These are some notes from insightful blog posts on what it takes to be an effective tech lead.
What makes a badass TL is broken down into three A's: attributes, activities and actions.
Over time, you should always be increasing three attributes: Knowledge, Speed, and Awareness.
- Knowledge: If work is completed, but waiting to be reviewed, then you should almost always drop your own work and help move it forward.
- Speed: You should strive to be ultra-responsive and capable of making instant decisions, always kicking the ball forward.
- Awareness: You should be able to keep the current state of the entire project in your head at all times. Otherwise, you cannot be aware of potentially imminent blockers.
The two most important things that a tech lead can do also happen to be exact polar opposites: block and unblock.
- Block: The tech lead needs to be alert and aware to what is going on in the project, always ready to jump in and block bad decisions before they are made, typically armed with a better solution. Blocking should not stop progress, it course corrects so things can keep moving. Think harness, not safety net.
- Unblock: If someone has a question, you should be able to either give an answer or bring in the right person to field it.
- Redirect: Mentally build an expert index so you always know where to find an answer. Proactively adding the right individuals to any thread or code review can help increase the overall quality of the work.
- Decide: The faster you can reach a decision, the quicker others can act on it. When you do listen to your instincts, make sure that you're making a robust decision that can stand the test of time. When given a set of options, reduce the number to 2, see if there is a best choice based on experience or data. If not, redirect to someone better suited, or block the decision from being made or unblock it by going with your instinct.
- Show: Have the respect and trust of your team, which is best accomplished by demonstrating that you know your stuff.
There is a long assorted list. Here is an attempt to put its items into buckets:
- Management responsibilities "outward": Say "no" often to new or unnecessary features, vet the product's privacy and security concerns, work with other engineering teams especially on dependencies, etc.
- Management responsibilities "inward": Create and maintain launch and testing and release plans, shield engineers from management, setup team fix-its and hackathons and bug scrubs, escalate blocking issues as necessary, and load-balance work among the team, etc.
- Other management responsibilities: Help create and stack rank project priorities, create target milestone dates and correct and refine them as needed, etc.
- Best technical practices: Define best practices for issue tracking, maintain on-call and onduty processes, and ensure tests are being written for core functionality, etc.
- Team growth: Recruit engineers, review code in detail and give useful feedback, read and write and give feedback on design documents, help onboard, etc.
- Technical action: Identify technical debt, generate new ideas and elegant solutions, debug difficult production issues, write the right code at the right times, etc.

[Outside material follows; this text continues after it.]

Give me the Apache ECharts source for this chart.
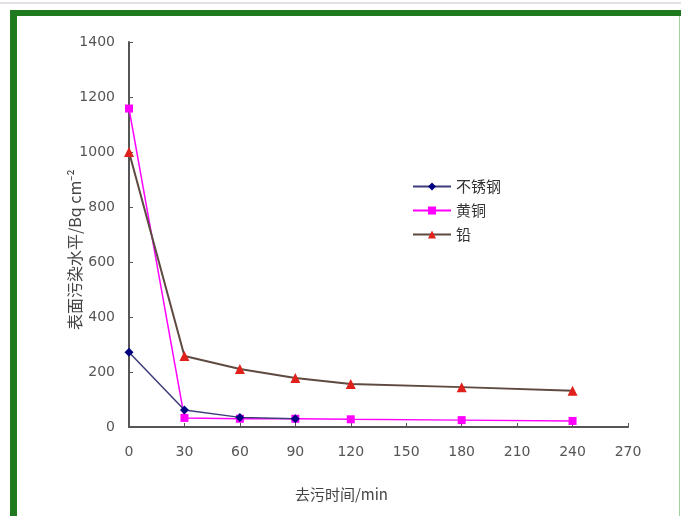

- When you take on the harder problems, it also misses an opportunities for other developers to grow and problem solve.
- For problems when your experience and knowledge are important, find a way to delegate but still be involved. Kicking off a design session to discuss general approaches, or reviewing progress a regular basis.
- Being involved in the code helps you build respect with the rest of the team, and keeps your knowledge up to date and current with constraints, problems, and the "shape" of the codebase.
- Have a visual representation of their system architecture on-hand and uses it to have discussions with developers.
- Host a whole-team whiteboard session. Focus on attributes that drive your architectural vision (scalability, performance, usability concerns, etc) and how they have shaped your architecture. Call out assumptions and the historical context.
- Anything that you can do to make each person on your team better makes the overall team better.
- Understand the backgrounds, strengths, interests and goals of the team members. Align their tasks with their responses.
- Connect developers with opportunities for them to grow.
- To communicate technical concepts to non-technical people, find the terms that business people use and find ways to explain tasks in those terms.
- Possess strong technical skills. You’re also responsible for fixing technical issues that your teammates can't solve. If you can't fix something yourself, find an acceptable workaround.
- Teach your teammates. If there are some core principles or practices that you want them to apply to their work, you must invest time to promote that understanding.
- Trust your teammates. If you trust a teammate, that developer will respond with improved output. The quality may not be ideal, but the developer will show more effort.
- Stimulate self-organization. Do not simply assign tasks to your teammates, but organize planning meetings where members can choose their tasks. But promote a balance in the assigned tasks.
- Don't keep the coolest technical tasks for yourself. Give your teammates the opportunities to work on such tasks. This raises morale, trust, and skill.
- Try to prevent overtime as much as possible. If in a situation where the team must put in some overtime, don't tell your teammates they have to do it; instead ask them if they want to do it. Also do not go home early while your teammates are still working.
- Remember that you are responsible for the final result. Never put the blame of something wrong on one of your teammates.
- Give credit where credit is due. Give credit where it is due, and make sure everyone else knows about it too, especially management. Never take credit for the work of a teammate.
- Realize that your teammates are not your developers. Having a leadership role does not mean that you can boss around your teammates. This destroys morale.